THE FLOOR IS LAVA! The adventurers fight their way through a fire-themed dungeon to get a magic crystal, but they have to be careful, because THE FLOOR. IS. LAVA!

Mostly, they face fire-themed enemies, and they're surrounded by lava, and will have to make little hops to get from one outcropping to another, and stray damage might trigger a rock mite spawn.  For a game where THE FLOOR BEING LAVA is so central, it doesn't seem to matter much. The players won't need to do much to avoid the lava, and most of the monsters either can't fall (they fly) or aren't particularly vulnerable to flame.

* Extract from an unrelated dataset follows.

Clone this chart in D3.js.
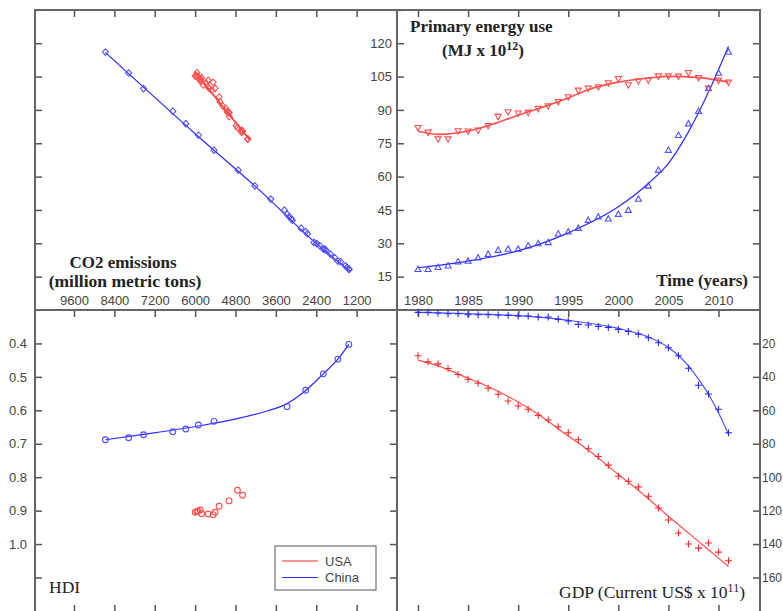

Anyone who has played Floor is Lava, or seen the gameshow on Netflix, knows that the whole point of the game is deft acrobatics.  I'd like this one a lot more if it were less linear, allowing the rogue or martial artist to flex their dungeon parkour skills and scramble across a shorter, but more dangerous route.  The dungeon is designed from the perspective of slow-moving scrubs making their way carefully across safe rocky outcroppings, but give us some more dangerous, more skill-based outcroppings too. That would give the players more choice, and thus more tension in the scenario (especially if they screw up and a flying enemy start to harass them).

Conclusion

I think this is a fun concept.  It's like twitter poetry: how much dungeon can you fit into two pages? I encourage you to try yourself! It's also a good meditation on dungeon gimmicks and essential dungeon design.

Is it useful? Well, in principle, these are very "one shot" and there's a lot of them, so you can just grab one and run it, which a lot of people will do.  Are they good dungeons? I can't really speak to their design or balance as I don't play enough DF to tell, and I've noted some of the problems with several of them, so if I had to guess I'd say "They're alright." I think in most cases, players will shrug at the memory of the adventure. "It was fine," they'll say.  But the GM will appreciate being able to run a "fine" game at a moment's notice. They're not the memorable ones: there are no Tomb of Evils in here, but they're more cohesive than some randomly generated  dungeon, and fine for a quick, impromptu session or for stalling for time while the GM works on a more interesting or impressive dungeon.  And there are some neat ideas in here that a GM can steal.

It could have been better, and, hot take, I wouldn't mind seeing more of these.  Recommend.